Just wanted to see if anyone has experienced this issue or have any idea what it could be.

This buzzing has happened randomly since I bought the car. It lasts for a few seconds and then stops and won’t hear it again for a couple days. Sometimes it happens when I start the car, other times while driving. I can’t reproduce it or find a consistent pattern.

I took it to the dealer and of course they could not reproduce the problem so that wasn't much help.


----------



## LennyNero (Aug 25, 2018)

Definitely sounds like a relay buzzing either due to a faulty relay or a faulty module driving it. That left side knee bolster area has two fuse/relay panels (vw calls them 1 and C). Fuse/relay panel C is immediately behind the left side driver's knee bolster panel and contains relays for the A/C clutch, terminal 15 supply power (main ign power), rear window defogger, and aux power sockets. Fuse/relay panel 1 is immediately below and towards the front of the vehicle of fuse panel C and contains only the remote start relay.

I'd recommend removing the knee bolster panel to gain access to the fuse/relay panel, and then drive until the noise happens so you can perhaps FEEL which relay is buzzing and then take it to the dealer and at least you can point them in the right direction. Unfortunately, the way that shops pay techs, if they can't reproduce/locate the problem in a certain amount of time, they basically stop looking because they're not getting paid for it.
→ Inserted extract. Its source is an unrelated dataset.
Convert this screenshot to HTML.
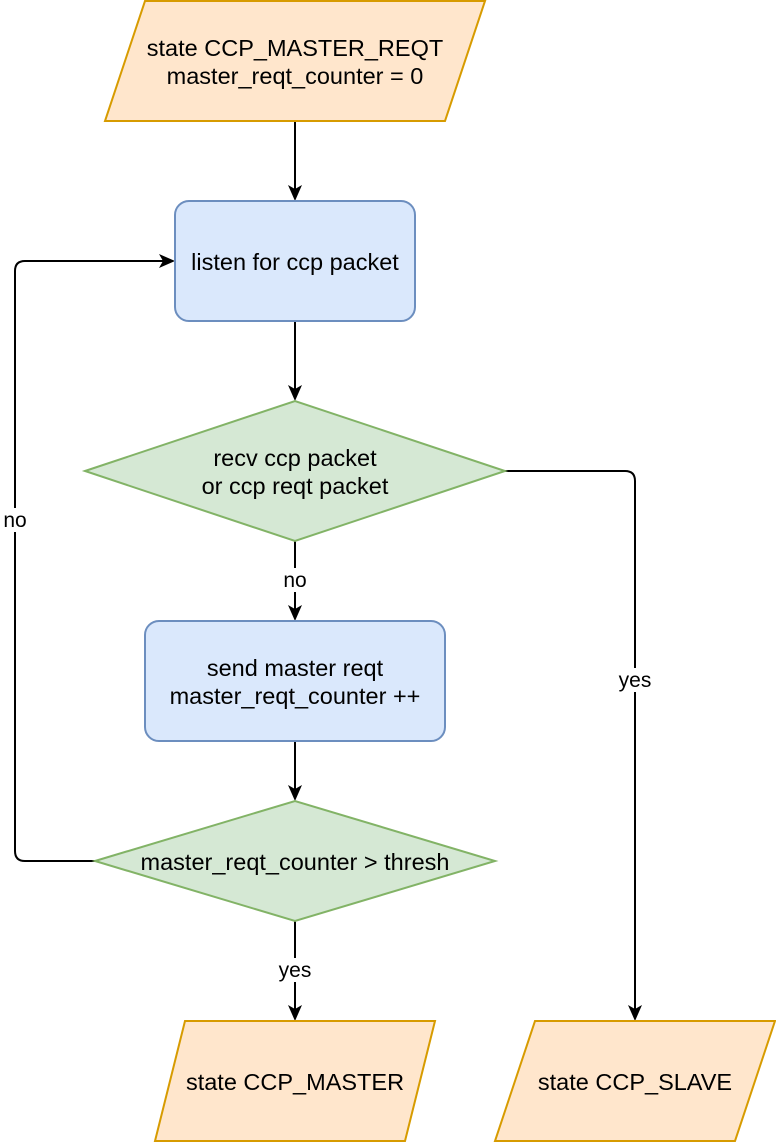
<!DOCTYPE html>
<html><head><meta charset="utf-8"><style>html,body{margin:0;padding:0;background:#fff}svg{display:block}</style></head>
<body>
<svg width="776" height="1142" viewBox="0 0 776 1142" xmlns="http://www.w3.org/2000/svg" font-family="Liberation Sans, Arial, sans-serif">
<g stroke="#000" stroke-width="2" fill="none">
<line x1="295" y1="121" x2="295" y2="192"/>
<line x1="295" y1="321" x2="295" y2="392"/>
<line x1="295" y1="541" x2="295" y2="612"/>
<line x1="295" y1="741" x2="295" y2="792"/>
<line x1="295" y1="921" x2="295" y2="1012"/>
<path d="M505,471 H625 Q635,471 635,481 V1012"/>
<path d="M95,861 H25 Q15,861 15,851 V271 Q15,261 25,261 H166"/>
</g>
<g fill="#000">
<path d="M295,201 L288,185 L295,189 L302,185 Z"/>
<path d="M295,401 L288,385 L295,389 L302,385 Z"/>
<path d="M295,621 L288,605 L295,609 L302,605 Z"/>
<path d="M295,801 L288,785 L295,789 L302,785 Z"/>
<path d="M295,1021 L288,1005 L295,1009 L302,1005 Z"/>
<path d="M635,1021 L628,1005 L635,1009 L642,1005 Z"/>
<path d="M175,261 L159,254 L163,261 L159,268 Z"/>
</g>
<g stroke-width="2">
<polygon points="145,1 485,1 445,121 105,121" fill="#ffe6cc" stroke="#d79b00"/>
<rect x="175" y="201" width="240" height="120" rx="14" fill="#dae8fc" stroke="#6c8ebf"/>
<polygon points="85,471 295,401 505,471 295,541" fill="#d5e8d4" stroke="#82b366"/>
<rect x="145" y="621" width="300" height="120" rx="14" fill="#dae8fc" stroke="#6c8ebf"/>
<polygon points="95,861 295,801 495,861 295,921" fill="#d5e8d4" stroke="#82b366"/>
<polygon points="185,1021 435,1021 405,1141 155,1141" fill="#ffe6cc" stroke="#d79b00"/>
<polygon points="535,1021 775,1021 735,1141 495,1141" fill="#ffe6cc" stroke="#d79b00"/>
</g>
<g font-size="23.5" fill="#000" text-anchor="middle">
<text x="295" y="56">state CCP_MASTER_REQT</text>
<text x="295" y="84">master_reqt_counter = 0</text>
<text x="295" y="270">listen for ccp packet</text>
<text x="295" y="466">recv ccp packet</text>
<text x="295" y="494">or ccp reqt packet</text>
<text x="295" y="676">send master reqt</text>
<text x="295" y="704">master_reqt_counter ++</text>
<text x="295" y="870">master_reqt_counter &gt; thresh</text>
<text x="295" y="1090">state CCP_MASTER</text>
<text x="635" y="1090">state CCP_SLAVE</text>
</g>
<g font-size="21" fill="#000" text-anchor="middle">
<rect x="280" y="568" width="30" height="24" fill="#fff"/><text x="295" y="587">no</text>
<rect x="276" y="958" width="38" height="24" fill="#fff"/><text x="295" y="977">yes</text>
<rect x="616" y="668" width="38" height="24" fill="#fff"/><text x="635" y="687">yes</text>
<rect x="1" y="508" width="28" height="24" fill="#fff"/><text x="15" y="527">no</text>
</g>
</svg>
</body></html>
But some relatively easy sleuthing can yield a good result and remedy an issue.

Good luck!


----------



## macrlz9 (Nov 13, 2018)

Thank you so much for such detail! I will try exactly what you said and hopefully be able to narrow it down a bit.


----------



## macrlz9 (Nov 13, 2018)

Well, I finally got around to taking off the panel and found the issue. This little guy was LOOSE just kinda wiggling around and the sound was from it making and breaking contact rapidly when it was positioned just the right way. (Which explains why I'd hear it most often when going over bumps) I pushed it back in and it's solid now. I wonder what it's for...

THANK YOU SO MUCH for your advice on this. The dealership didn't know where to start as they couldn't reproduce the issue and I have no clue about the workings of cars and figured I'd just have to live with it and hope that nothing goes majorly wrong.


----------



## LennyNero (Aug 25, 2018)

I'm so glad you located it! It can be absolutely maddening when something isn't right, you know it's not right, and then the second you get to a mechanic it stops doing it! :banghead:

According to the service manual, the two smaller relays are Rear window defogger and power sockets (cig lighter).


----------



## macrlz9 (Nov 13, 2018)

So cool, thanks for that! Yeah, I don't think I've ever used the power sockets so I would have never noticed any side effect... I know how valuable time is and I so appreciate your help. Thanks again.


----------



## LennyNero (Aug 25, 2018)

No worries! We're all here to help each other!


----------